Я попросил его сделать копию той фотографии для себя, и он согласился. К мыслям о том, что бы все это означало, я решил не обращаться.
Проще всего это было сделать, сосредоточившись на своих гитарных уроках, а также на отработке акробатических упражнений вместе с Григорием Левко. Левко научил меня исполнять сольный номер под названием «крокодил» - я лежал на полу, прижав локти к туловищу, а затем поднимался над полом, держась на одних руках, ноги сзади не касались пола. Потом я постепенно поднимал одну из рук, так что все мое тело удерживалось в горизонтальном положении над полом на одной руке. Потом я начал работать над тем, чтобы подхватить губами платок, лежащий на полу, ходя на руках. Я приноровился подхватывать поставленный на пол спичечный коробок, но опуститься еще на три с половиной сантиметра вниз мне никак не удавалось. Я поставил перед собой цель – во что бы то ни стало достать этот платок. Такие вот небольшие неудачи плюс концентрация на своих гитарных упражнениях помогали мне отогнать мысли о возможности очередного свидания со следователями.

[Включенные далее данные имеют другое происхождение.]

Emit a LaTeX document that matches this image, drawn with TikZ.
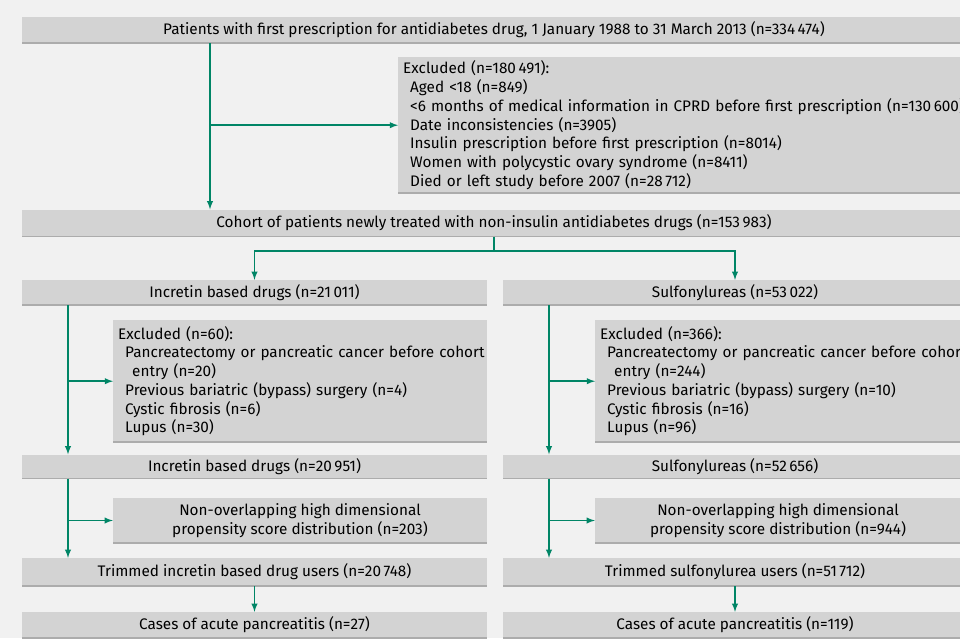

Второй концерт прошел даже еще более успешно, чем первый – хотя, возможно, он остался таким в моей памяти потому что я чувствовал себя достаточно уверенным, и мне не потребовалось подкреплять эту уверенность медицинским спиртом из госпиталя. Мы с Зоей использовали каждую возможную секунду для того, чтобы побыть вместе за кулисами. Несколько раз туда заходил охранник:
- Прекратить это, сейчас же! Или дождетесь неприятностей.
- В чем дело? Мы просто разговариваем, - отвечал я.
- Ты знаешь, в чем дело! А-ну, разойтись сейчас же!
Но от каждого прикосновения Зои меня бросало в жар, и я был уверен в том, что пройдет совсем немного времени перед тем, как мы сможем действительно быть вместе. И нам даже удалось по-настоящему поцеловаться – это было безумно чудесно – перед самым расставанием, когда никто не следил за нами.